Inside, every query, every update, every access call leaves a trace. GDPR compliance demands those traces tell the right story—who saw what, who changed what, and who never even had the chance.
Role-Based Access Control (RBAC) is the backbone of that story. Under GDPR, personal data access must be limited to roles with a defined need. Engineers must build systems where permissions follow the job, not the person’s whims. This means defining roles clearly, mapping them to specific data sets, and enforcing them in code and infrastructure.
GDPR compliance hinges on the principle of data minimization. RBAC is the operationalization of that principle. It lets you prevent unauthorized reads, restrict edits, and block deletions in line with Article 5. It also supports auditability. When each role has scoped access, logs become clean evidence for regulators. You control what’s visible, and you can prove that control.

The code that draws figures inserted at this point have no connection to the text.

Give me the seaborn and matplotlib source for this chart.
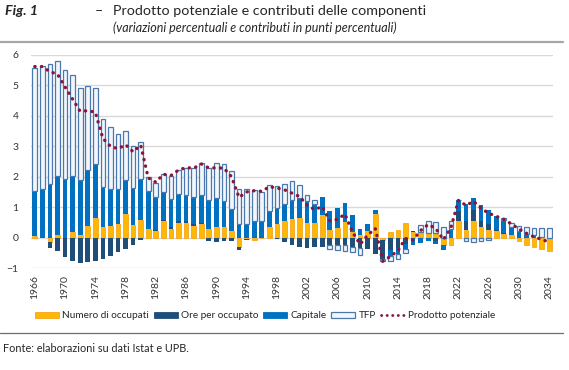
import numpy as np
import matplotlib
matplotlib.use("Agg")
import matplotlib.pyplot as plt
from matplotlib.patches import Patch
from matplotlib.lines import Line2D
import seaborn as sns

# contributi alla crescita del prodotto potenziale, 1966-2034
anni = list(range(1966, 2035))
occupati = [0.04, 0.00, -0.13, 0.07, -0.02, 0.18, 0.10, 0.37, 0.65, 0.36,
            0.37, 0.45, 0.78, 0.40, 0.59, 0.28, 0.23, 0.53, 0.29, 0.48,
            0.47, 0.37, 0.45, 0.29, 0.34, 0.34, 0.20, -0.32, -0.05, -0.08,
            -0.03, 0.34, 0.43, 0.54, 0.62, 0.64, 0.47, 0.48, 0.73, 0.25,
            0.32, 0.51, 0.18, 0.07, 0.20, 0.76, -0.07, 0.18, 0.26, 0.48,
            0.18, 0.18, 0.14, 0.14, -0.23, -0.23, 0.56, 0.26, 0.56, 0.36,
            0.26, 0.20, 0.12, 0.07, -0.10, -0.23, -0.31, -0.36, -0.45]
ore = [0.00, 0.00, -0.21, -0.45, -0.63, -0.76, -0.84, -0.81, -0.78, -0.70,
       -0.59, -0.48, -0.37, -0.23, -0.08, 0.00, 0.03, 0.05, 0.07, 0.07,
       0.08, 0.08, 0.03, -0.10, -0.13, -0.12, -0.10, -0.08, -0.02, 0.00,
       0.00, 0.00, -0.04, -0.15, -0.26, -0.32, -0.34, -0.32, -0.30, -0.24,
       -0.26, -0.26, -0.32, -0.34, -0.38, -0.55, -0.62, -0.40, -0.35, -0.20,
       0.04, 0.00, -0.02, -0.10, 0.00, 0.00, 0.30, 0.30, 0.33, 0.20,
       0.20, 0.05, 0.03, 0.00, 0.00, 0.00, 0.00, 0.00, 0.00]
capitale = [1.49, 1.61, 1.77, 1.95, 1.92, 1.83, 1.78, 1.84, 1.76, 1.30,
            1.24, 1.16, 1.12, 1.23, 1.35, 1.24, 1.07, 0.92, 0.92, 0.87,
            0.86, 0.88, 0.93, 0.95, 0.96, 0.85, 0.75, 0.45, 0.43, 0.54,
            0.56, 0.52, 0.54, 0.57, 0.60, 0.67, 0.72, 0.63, 0.60, 0.61,
            0.65, 0.63, 0.55, 0.22, 0.25, 0.13, 0.00, -0.19, -0.19, -0.17,
            -0.24, -0.19, -0.10, -0.12, -0.17, 0.29, 0.36, 0.55, 0.41, 0.50,
            0.43, 0.47, 0.43, 0.29, 0.23, 0.12, 0.10, 0.02, 0.00]
tfp = [4.04, 4.03, 3.93, 3.79, 3.59, 3.33, 3.03, 2.78, 2.50, 2.23,
       2.01, 1.79, 1.61, 1.38, 1.21, 0.47, 0.47, 0.60, 0.73, 0.79,
       0.89, 0.96, 1.04, 1.03, 1.15, 1.22, 1.23, 1.16, 1.18, 1.03,
       0.94, 0.86, 0.71, 0.66, 0.63, 0.41, 0.22, 0.11, 0.00, -0.13,
       -0.16, -0.17, -0.16, -0.22, 0.00, 0.00, -0.08, -0.17, -0.16, -0.14,
       0.00, 0.22, 0.40, 0.38, 0.34, 0.27, 0.03, -0.10, -0.13, -0.12,
       -0.07, 0.00, 0.05, 0.11, 0.15, 0.24, 0.22, 0.29, 0.31]
potenziale = [5.62, 5.62, 5.45, 5.37, 4.95, 4.55, 4.15, 4.17, 4.12, 3.26,
              3.00, 2.92, 3.05, 2.82, 3.04, 1.96, 1.82, 2.08, 2.04, 2.22,
              2.30, 2.28, 2.42, 2.29, 2.29, 2.28, 2.00, 1.32, 1.50, 1.54,
              1.52, 1.67, 1.63, 1.57, 1.46, 1.35, 1.06, 0.92, 1.02, 0.55,
              0.60, 0.77, 0.18, -0.22, 0.08, 0.30, -0.78, -0.62, -0.43, -0.03,
              -0.08, 0.23, 0.43, 0.30, -0.07, 0.32, 1.22, 1.06, 1.19, 0.96,
              0.80, 0.70, 0.60, 0.45, 0.28, 0.14, 0.02, -0.06, -0.15]

sns.set_style("white")
plt.rcParams['font.family'] = ['Lato', 'DejaVu Sans']

fig = plt.figure(figsize=(5.69, 3.70), dpi=100)
ax = fig.add_axes([31/569, 1-268/370, 522/569, 213/370])

serie = [
    ("Numero di occupati", occupati, '#FFB800', '#F5A623', 0.6),
    ("Ore per occupato", ore, '#1F4E79', '#1F4E79', 0.0),
    ("Capitale", capitale, '#0070C0', '#0070C0', 0.0),
    ("TFP", tfp, '#F2F6FB', '#4A78AC', 0.9),
]

x = np.array(anni)
pos = np.zeros(len(anni))
neg = np.zeros(len(anni))
for nome, valori, fc, ec, lw in serie:
    v = np.array(valori)
    base = np.where(v >= 0, pos, neg)
    m = v != 0
    ax.bar(x[m], v[m], bottom=base[m], width=0.62, color=fc,
           edgecolor=ec, linewidth=lw, zorder=2)
    pos += np.clip(v, 0, None)
    neg += np.clip(v, None, 0)

sns.lineplot(x=anni, y=potenziale, ax=ax, color='#8A1538', lw=2.4,
             linestyle=(0, (0.1, 1.9)), dash_capstyle='round', zorder=3)

ax.set_xlim(1965.5, 2034.5)
ax.set_ylim(-1, 6)
ax.set_yticks(range(-1, 7))
ax.set_xticks(range(1966, 2035, 4))
ax.set_xticklabels([str(a) for a in range(1966, 2035, 4)], rotation=90)
ax.yaxis.grid(True, color='#D9D9D9', lw=1)
ax.xaxis.grid(False)
ax.set_axisbelow(True)
sns.despine(ax=ax, left=True, bottom=True)
ax.tick_params(axis='both', length=0, labelsize=7.5, colors='#333333')
ax.tick_params(axis='y', pad=9)
ax.tick_params(axis='x', pad=5)

# legenda
handles = [Patch(facecolor=fc, edgecolor=ec, linewidth=max(lw, 0.6)) for _, _, fc, ec, lw in serie]
handles.append(Line2D([0], [0], color='#8A1538', lw=2.0, linestyle=(0, (0.1, 1.9)),
                      dash_capstyle='round'))
labels = [s[0] for s in serie] + ["Prodotto potenziale"]
fig.legend(handles, labels, loc='center', bbox_to_anchor=(265/569, 1-316/370),
           ncol=5, frameon=False, fontsize=7.2, handlelength=2.4, handleheight=0.5,
           handletextpad=0.3, columnspacing=0.5, borderaxespad=0)

# titolo
fig.text(5/569, 1-11/370, "Fig. 1", fontsize=10.3, fontweight='bold', fontstyle='italic',
         va='center', ha='left')
fig.text(95/569, 1-11/370, "\u2013", fontsize=10.3, va='center', ha='left')
fig.text(113/569, 1-11/370, "Prodotto potenziale e contributi delle componenti",
         fontsize=10.3, va='center', ha='left')
fig.text(113/569, 1-28/370, "(variazioni percentuali e contributi in punti percentuali)",
         fontsize=9.0, fontstyle='italic', va='center', ha='left')

fig.add_artist(Line2D([0, 0.99], [1-42/370, 1-42/370], transform=fig.transFigure,
                      color='#A6A6A6', lw=1.6))
fig.add_artist(Line2D([0, 0.99], [1-333/370, 1-333/370], transform=fig.transFigure,
                      color='#6E6E6E', lw=0.9))
fig.text(3/569, 1-348/370, "Fonte: elaborazioni su dati Istat e UPB.", fontsize=7.8,
         va='center', ha='left')

fig.savefig("out.png", dpi=100)
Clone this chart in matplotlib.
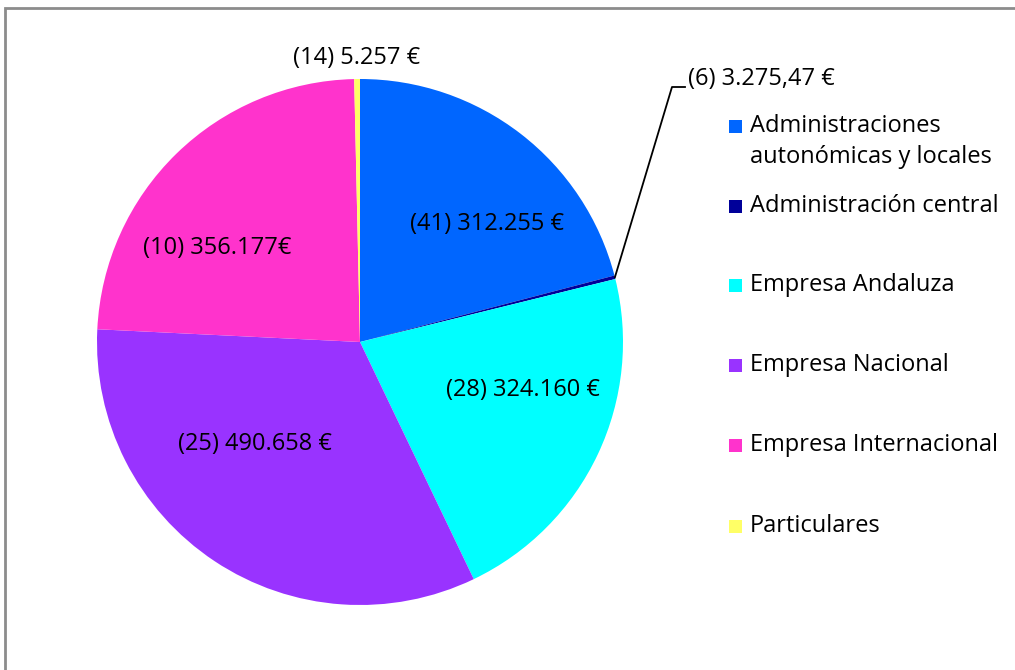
import numpy as np
import matplotlib
matplotlib.use("Agg")
import matplotlib.pyplot as plt
from matplotlib.patches import Rectangle

categories = ["Administraciones\nautonómicas y locales", "Administración central",
              "Empresa Andaluza", "Empresa Nacional", "Empresa Internacional", "Particulares"]
values = [312255, 3275.47, 324160, 490658, 356177, 5257]
labels = ["(41) 312.255 €", "(6) 3.275,47 €", "(28) 324.160 €", "(25) 490.658 €",
          "(10) 356.177€", "(14) 5.257 €"]
colors = ["#0066FF", "#000099", "#00FFFF", "#9933FF", "#FF33CC", "#FFFF66"]

W, H = 1015, 670
plt.rcParams['font.family'] = ['Open Sans', 'DejaVu Sans']
fig = plt.figure(figsize=(W / 100, H / 100), dpi=100)

def fx(x):
    return x / W

def fy(y):
    return 1 - y / H

cx, cy, r = 360, 342, 263
ax = fig.add_axes([fx(cx - r), fy(cy + r), 2 * r / W, 2 * r / H])
wedges, _ = ax.pie(values, colors=colors, startangle=90, counterclock=False, radius=1,
                   wedgeprops=dict(linewidth=0))
ax.set_xlim(-1, 1)
ax.set_ylim(-1, 1)
ax.set_aspect("auto")
ax.axis("off")

fs = 17
# label positions (pixels)
label_pos = {0: (487, 224), 2: (523, 390), 3: (255, 444), 4: (217, 248), 5: (357, 58)}
for i, (x, y) in label_pos.items():
    fig.text(fx(x), fy(y), labels[i], ha="center", va="center", fontsize=fs, color="black")

# leader line for tiny slice
w = wedges[1]
mid = np.deg2rad((w.theta1 + w.theta2) / 2)
x0 = cx + r * np.cos(mid)
y0 = cy - r * np.sin(mid)
fig.add_artist(plt.Line2D([fx(x0), fx(672), fx(685)], [fy(y0), fy(87), fy(87)],
                          color="black", lw=1.3))
fig.text(fx(688), fy(79), labels[1], ha="left", va="center", fontsize=fs, color="black")

# legend
slots = [126, 206, 285, 365, 445, 526]
for i, (cat, col) in enumerate(zip(categories, colors)):
    y = slots[i]
    fig.add_artist(Rectangle((fx(729), fy(y + 7)), 13 / W, 13 / H, facecolor=col,
                             edgecolor="none", transform=fig.transFigure))
    for k, line in enumerate(cat.split("\n")):
        fig.text(fx(750), fy(y + 31 * k), line, ha="left", va="center", fontsize=fs,
                 color="black")

# border
fig.add_artist(Rectangle((fx(5), fy(2 * H)), 2.0, (2 * H - 8) / H, facecolor="none",
                         edgecolor="#8c8c8c", lw=2, transform=fig.transFigure))

fig.savefig("out.png", dpi=100)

Implementation matters. Start with a complete inventory of datasets containing personal information. Define access roles based on legal, operational, and security requirements. Tie those roles to permissions at both the application and database levels. Apply least privilege across all environments—production, staging, and development. Maintain this through automated enforcement in your identity systems.
Monitoring closes the loop. GDPR requires you to detect breaches and misuse quickly. RBAC helps by making anomalies stand out—if a role is misused, you know instantly which access path was exploited. Pair RBAC with continuous logging, intrusion detection, and periodic role reviews.
RBAC isn’t a checkbox. It is the structure that keeps your GDPR compliance defensible and resilient under audit pressure. If your access control is loose, your compliance will break in minutes.